DSM recently showcased its BakeZyme Go Pure product during AACC International, a glucose oxidase originating from Penicillium chrysogenum that’s used for functional oxidation in bread making.
Biochemical analyses have shown that, unlike glucose oxidase originating from Aspergillus niger, DSM’s new glucose oxidase has a self-regulating mechanism to prevent high levels of hydrogen peroxide being produced during bread making. This allows for the dough to become more elastic, maintaining its extensibility and creates new opportunities to use glucose oxidase as an effective alternative to chemical oxidizers (such as ADA or bromate) or in applications such as frozen dough.

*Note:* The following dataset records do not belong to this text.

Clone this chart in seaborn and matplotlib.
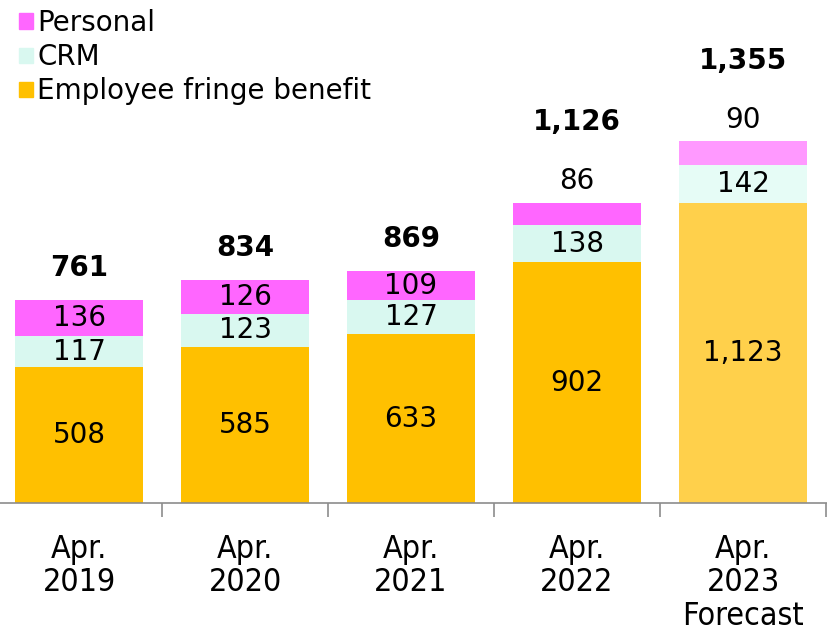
import numpy as np
import pandas as pd
import matplotlib
matplotlib.use("Agg")
import matplotlib.pyplot as plt
from matplotlib.patches import Patch
import seaborn as sns

# data
periods = ["Apr.\n2019", "Apr.\n2020", "Apr.\n2021", "Apr.\n2022", "Apr.\n2023\nForecast"]
employee = [508, 585, 633, 902, 1123]
crm = [117, 123, 127, 138, 142]
personal = [136, 126, 109, 86, 90]
totals = [761, 834, 869, 1126, 1355]

df = pd.DataFrame({"period": periods, "employee": employee, "crm": crm, "personal": personal})
df["emp_crm"] = df["employee"] + df["crm"]
df["total"] = df["emp_crm"] + df["personal"]

# colours: last bar (forecast) is lighter
c_pers = ["#FF66FF"] * 4 + ["#FF99FF"]
c_crm = ["#D9F8F0"] * 4 + ["#E6FCF6"]
c_emp = ["#FFC000"] * 4 + ["#FFD04B"]

sns.set_style("white")
plt.rcParams["font.family"] = ["DejaVu Sans"]
plt.rcParams["text.color"] = "black"
plt.rcParams["xtick.color"] = "black"

fig = plt.figure(figsize=(8.27, 6.35), dpi=100)
ax = fig.add_axes([0, 132 / 635, 1, 503 / 635])

w = 0.77
for col, pal in [("total", c_pers), ("emp_crm", c_crm), ("employee", c_emp)]:
    sns.barplot(data=df, x="period", y=col, hue="period", palette=pal, width=w,
                legend=False, ax=ax, saturation=1, linewidth=0)

fs = 20
for i, row in df.iterrows():
    ax.text(i, row["employee"] / 2, f"{row['employee']:,}", ha="center", va="center", fontsize=fs)
    ax.text(i, row["employee"] + row["crm"] / 2, f"{row['crm']:,}", ha="center", va="center", fontsize=fs)
    if row["personal"] >= 100:
        ax.text(i, row["emp_crm"] + row["personal"] / 2, f"{row['personal']:,}",
                ha="center", va="center", fontsize=fs)
        ax.text(i, row["total"] + 120, f"{row['total']:,}", ha="center", va="center",
                fontsize=fs, fontweight="bold")
    else:
        ax.text(i, row["total"] + 80, f"{row['personal']:,}", ha="center", va="center", fontsize=fs)
        ax.text(i, row["total"] + 300, f"{row['total']:,}", ha="center", va="center",
                fontsize=fs, fontweight="bold")

ax.set_xlim(-0.476, 4.506)
ax.set_ylim(0, 1885)
ax.set_xlabel("")
ax.set_ylabel("")
ax.set_yticks([])
for s in ["top", "right", "left"]:
    ax.spines[s].set_visible(False)
ax.spines["bottom"].set_color("#8C8C8C")
ax.spines["bottom"].set_linewidth(1.2)

ax.set_xticks(range(len(periods)))
ax.set_xticklabels(periods, fontsize=23, family="DejaVu Sans",
                   fontstretch="condensed", linespacing=1.12)
ax.tick_params(axis="x", which="major", length=0, pad=22)
ax.set_xticks(np.arange(0.5, 5, 1), minor=True)
ax.tick_params(axis="x", which="minor", bottom=True, length=10, width=1.2,
               color="#8C8C8C", direction="out")

handles = [Patch(color="#FF66FF", label="Personal"),
           Patch(color="#D9F8F0", label="CRM"),
           Patch(color="#FFC000", label="Employee fringe benefit")]
fig.legend(handles=handles, loc="upper left", bbox_to_anchor=(0.01, 1.003), frameon=False,
           fontsize=20, handlelength=0.5, handleheight=0.5, handletextpad=0.15,
           labelspacing=0.22, borderaxespad=0)

fig.savefig("out.png", dpi=100)
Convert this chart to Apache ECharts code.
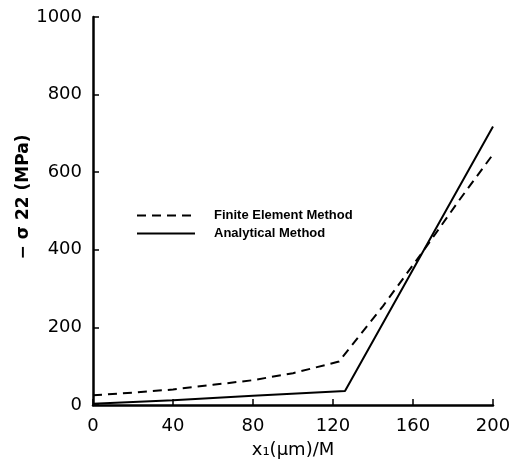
<!DOCTYPE html>
<html>
<head>
<meta charset="utf-8">
<script src="https://cdn.jsdelivr.net/npm/echarts@6/dist/echarts.min.js"></script>
<style>
  html, body { margin: 0; padding: 0; background: #fff; }
  #chart { width: 515px; height: 473px; }
</style>
</head>
<body>
<div id="chart"></div>
<script>
// Stress along x1: finite element vs analytical solution
const seriesNames = ['Finite Element Method', 'Analytical Method'];
const xFem = [0, 20, 40, 60, 80, 100, 123, 145, 165, 183, 200];
const yFem = [25, 32, 40, 52, 64, 82, 112, 255, 396, 527, 646];
const xAna = [0, 40, 80, 126, 200];
const yAna = [3, 12, 24, 36, 718];
const xTicks = [0, 40, 80, 120, 160, 200];
const yTicks = [0, 200, 400, 600, 800, 1000];

const pairs = (xs, ys) => xs.map((x, i) => [x, ys[i]]);

const font = 'DejaVu Sans';
const ink = '#000';

const chart = echarts.init(document.getElementById('chart'), null, { renderer: 'canvas' });
chart.setOption({
  backgroundColor: '#fff',
  animation: false,
  grid: { left: 93, right: 22, top: 17, bottom: 68, containLabel: false },
  legend: {
    orient: 'vertical',
    left: 131,
    top: 204,
    itemWidth: 58,
    itemHeight: 12,
    itemGap: 5,
    itemStyle: { opacity: 0 },
    textStyle: { fontFamily: 'Liberation Sans', fontWeight: 'bold', fontSize: 13, color: ink, padding: [0, 0, 0, 14] },
    data: seriesNames
  },
  xAxis: {
    type: 'value',
    min: 0, max: 200, interval: 40,
    name: 'x₁(μm)/M',
    nameLocation: 'middle',
    nameGap: 36,
    nameMoveOverlap: false,
    nameTextStyle: { fontFamily: font, fontSize: 18, color: ink },
    axisLine: { show: true, lineStyle: { color: ink, width: 2.5 } },
    axisTick: { show: true, inside: true, length: 6, lineStyle: { color: ink, width: 1.5 } },
    axisLabel: {
      fontFamily: font, fontSize: 18, color: ink, margin: 12,
      formatter: v => xTicks.includes(v) ? String(v) : ''
    },
    splitLine: { show: false }
  },
  yAxis: {
    type: 'value',
    min: 0, max: 1000, interval: 200,
    name: '− σ 22 (MPa)',
    nameLocation: 'middle',
    nameRotate: 90,
    nameGap: 61,
    nameMoveOverlap: false,
    nameTextStyle: { fontFamily: font, fontSize: 17, fontWeight: 'bold', color: ink, padding: [0, 0, 0, 28] },
    axisLine: { show: true, lineStyle: { color: ink, width: 2.5 } },
    axisTick: { show: true, inside: true, length: 6, lineStyle: { color: ink, width: 1.5 } },
    axisLabel: {
      fontFamily: font, fontSize: 18, color: ink, margin: 11,
      formatter: v => yTicks.includes(v) ? String(v) : ''
    },
    splitLine: { show: false }
  },
  series: [
    {
      name: seriesNames[0],
      type: 'line',
      data: pairs(xFem, yFem),
      symbol: 'none',
      lineStyle: { color: ink, width: 2, type: [9, 6] },
      itemStyle: { color: ink }
    },
    {
      name: seriesNames[1],
      type: 'line',
      data: pairs(xAna, yAna),
      symbol: 'none',
      lineStyle: { color: ink, width: 2, type: 'solid' },
      itemStyle: { color: ink }
    }
  ]
});
</script>
</body>
</html>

Jeroen van Roon, Global Business Line Manager, Baking Enzymes, DSM Food Specialties, commented: “To meet consumer demand, bakers aim to increase the consistency, freshness and naturalness of their products, whatever the quality and availability of wheat. This requires flexible and adaptable ways to strengthen maximize flour potential.”
He adds: “Thanks to the moderate release of hydrogen peroxide, especially in the mixing stage, overoxidation of the gluten, which can cause dough to become short, is effectively prevented. The result is a highly stable, easy to mould dough that bakes into delicious final bread with improved shape and volume.”